Adams testified that he believes there will be sufficient funds from the sale of the property to pay all claims the full distribution to which they are entitled under the plan. He testified that, to the extent resolution of the pending claim objections results in insufficient funds to pay all claims in full, Applicant is prepared to discount its fees to ensure that the other claims are paid the full distribution to which they are entitled under the plan.
Sommers’ calculation of reserves remaining on September 25, 2015, for payment of claims, is in evidence. Sommers stated that the reserves total $177,744.64, but this is without including the $207,740.12 sought by Applicant under the instant application, or Sommers’ fee. He stated that he had accrued billings of $24,039 for his own fee, and expended $1,974 for the payment of a bond. He stated that he was holding $366,042.94. (Debtor’s Exhibit 7). 
Conclusions of Law
Under Bankruptcy Rule 9006(b)(1), the time to do an act may be enlarged on motion made after the expiration of the specified period where the failure to act was the result of excusable neglect. Rule 9006(b)(1), Fed. R. Bankr. P.

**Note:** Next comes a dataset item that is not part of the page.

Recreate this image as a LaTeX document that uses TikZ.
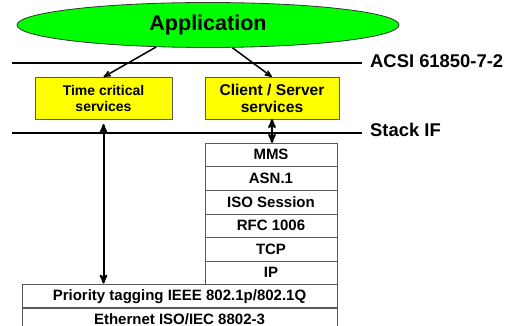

In determining whether a party’s conduct resulted from excusable neglect, the court must take into account all relevant circumstances surrounding the failure, including the danger of prejudice to the adverse parties, the length of delay and its potential impact on judicial proceedings, the reason for the delay, and whether the party acted in good faith. Christopher v. Diamond Benefits Life Ins. Co. (In re Christopher), 35 F.3d 232 (5th Cir. 1994) .
The instant application was filed no more than 20 days after the date set forth in the plan. There is no prejudice to adverse parties from the late filing of the instant application, in light of Applicant’s agreement to discount its fees to ensure that all claims are paid the full distribution to which they are entitled under the plan. There are no pending proceedings affected by the short delay. Applicant acted in good faith. The court concludes that the instant application should be granted, subject to the limitation that all other claims receive the full distribution to which they are entitled under the plan.
Based on the foregoing, a separate conforming Judgment will be entered.
 On August 7, 2015, Sommers filed a statement indicating that the sale occurred on or about July 30, 2015. He stated that he had reserved payments for eight entities, including Applicant, in an amount totaling $11,564,888.64. (Docket No. 279).
 The court notes that the amount Sommers has stated he was holding is insufficient to pay Sommers’ accrued billing and make a full distribution on the reserve amount, if all the claims are allowed in the amounts of Sommers’ reserve. Adams testified that he believes that, after all claim objections have been completed, there will be sufficient funds to pay all claims in full.